5. Upgrade discipline. Test client upgrades on a non-validator Pi 5 or in a testnet environment before applying to production. A botched upgrade during a consensus change can trigger inactivity penalties or, in the worst case, a slashing event.
For operators who want to verify the operational benchmarks of specific client combinations on ARM64 rather than rely on anecdotal reports, the most reliable approach is to run the target client pair on a dedicated testnet validator for several weeks and measure attestation performance, memory utilization, and thermal behavior under realistic conditions. Community forums and client-specific Discord channels provide raw telemetry from other ARM64 operators, but measured data from your own hardware under your own conditions is always more valuable than generalized benchmarks.
Closing Position
The Raspberry Pi 5 validator is a proof of concept for ARM64 decentralization at the edge — a meaningful experiment in lowering the hardware floor for staking participation, even as it remains below the bar of professional-grade infrastructure. The platform is capable, the engineering is achievable, and the community knowledge base is deep enough to debug the common failure modes. What it is not, at least not yet, is a turnkey appliance.

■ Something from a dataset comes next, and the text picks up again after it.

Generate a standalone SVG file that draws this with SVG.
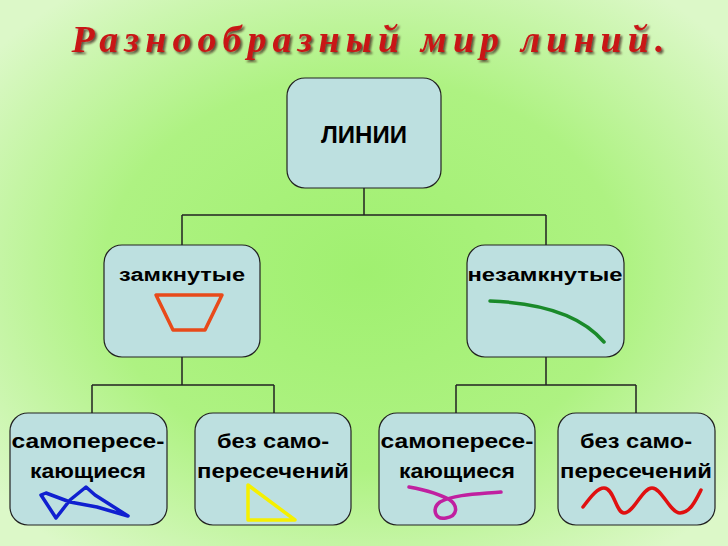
<svg xmlns="http://www.w3.org/2000/svg" width="728" height="546" viewBox="0 0 728 546">
<defs>
<radialGradient id="bg" cx="50%" cy="50%" r="65%">
<stop offset="0" stop-color="#a0f070"/><stop offset="0.55" stop-color="#aef282"/><stop offset="1" stop-color="#dcf8c8"/>
</radialGradient>
<filter id="sh"><feDropShadow dx="2" dy="2" stdDeviation="0.8" flood-color="#301010" flood-opacity="0.7"/></filter>
</defs>
<style>
.box{fill:#bde0e0;stroke:#222;stroke-width:1.2}
.t{font-family:"Liberation Sans",Arial,sans-serif;font-weight:bold;fill:#000;text-anchor:middle}
.c{stroke:#222;stroke-width:1.5;fill:none}
.d{fill:none;stroke-width:3.5;stroke-linejoin:round;stroke-linecap:round}
</style>
<rect width="728" height="546" fill="url(#bg)"/>
<text x="368" y="52" font-family="Liberation Serif,serif" font-style="italic" font-weight="bold" font-size="38" fill="#c81818" text-anchor="middle" textLength="593" lengthAdjust="spacing" filter="url(#sh)">Разнообразный мир линий.</text>
<g id="connectors" class="c">
<path d="M364 188V215M182 215H546M182 215V245M546 215V245"/>
<path d="M182 357V385M92 385H274M92 385V413M274 385V413"/>
<path d="M546 357V385M456 385H636M456 385V413M636 385V413"/>
</g>
<g id="n-lines"><rect class="box" x="287" y="78" width="154" height="110" rx="18"/><text class="t" x="364" y="143" font-size="24">ЛИНИИ</text></g>
<g id="n-closed"><rect class="box" x="104" y="245" width="156" height="112" rx="18"/><text class="t" x="182" y="281" font-size="18" textLength="126" lengthAdjust="spacingAndGlyphs">замкнутые</text>
<polygon class="d" stroke="#e84a1a" stroke-width="3" points="156,295 222,295 205,330 173,330"/></g>
<g id="n-open"><rect class="box" x="467" y="245" width="157" height="112" rx="18"/><text class="t" x="545" y="281" font-size="18" textLength="155" lengthAdjust="spacingAndGlyphs">незамкнутые</text>
<path class="d" stroke="#1a8a2a" d="M490 301Q572 304 604 342"/></g>
<g id="n-b1"><rect class="box" x="10" y="413" width="157" height="112" rx="18"/>
<text class="t" x="88" y="448" font-size="20" textLength="153" lengthAdjust="spacingAndGlyphs">самопересе-</text>
<text class="t" x="88" y="478" font-size="20" textLength="116" lengthAdjust="spacingAndGlyphs">кающиеся</text>
<polygon class="d" stroke="#1020d0" stroke-width="3" points="41,495 56,518 70,500 86,487 95,495 128,516 97,507 70,502 46,493"/></g>
<g id="n-b2"><rect class="box" x="195" y="413" width="156" height="112" rx="18"/>
<text class="t" x="273" y="448" font-size="20" textLength="112" lengthAdjust="spacingAndGlyphs">без само-</text>
<text class="t" x="273" y="478" font-size="20" textLength="152" lengthAdjust="spacingAndGlyphs">пересечений</text>
<polygon class="d" stroke="#f5f000" points="248,485 248,520 295,520"/></g>
<g id="n-b3"><rect class="box" x="379" y="413" width="156" height="112" rx="18"/>
<text class="t" x="457" y="448" font-size="20" textLength="153" lengthAdjust="spacingAndGlyphs">самопересе-</text>
<text class="t" x="457" y="478" font-size="20" textLength="116" lengthAdjust="spacingAndGlyphs">кающиеся</text>
<path class="d" stroke="#c020a0" d="M409 487C425 490 440 494 450 500C458 506 458 516 446 518C434 520 432 508 440 502C455 494 480 494 501 492"/></g>
<g id="n-b4"><rect class="box" x="558" y="413" width="157" height="112" rx="18"/>
<text class="t" x="636" y="448" font-size="20" textLength="112" lengthAdjust="spacingAndGlyphs">без само-</text>
<text class="t" x="636" y="478" font-size="20" textLength="152" lengthAdjust="spacingAndGlyphs">пересечений</text>
<path class="d" stroke="#e01010" d="M583 507C592 495 598 488 604 488C614 488 616 513 624 513C634 513 642 488 652 488C662 488 670 513 680 513C690 513 696 500 701 490"/></g>
</svg>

The long-term implications are positive for network decentralization if ARM64 client support continues to mature and if the open questions around sustained-load stability are answered by the community over the coming years. The Raspberry Pi 5 offers a sub-$100 entry point for the board alone — factoring in NVMe storage, cooling, and a proper PSU brings the total to roughly $200–300, which is a fraction of the cost of even a budget x86 mini-PC. That cost differential is the real argument for ARM64 staking: not performance parity, but accessibility. More operators running on cheaper, more diverse hardware makes the network harder to coerce and harder to censor. Until the platform matures further, operators should treat the setup as a learning environment first and a yield-generating asset second — and build the operational discipline on the Pi that they will eventually need on whatever hardware they scale to next.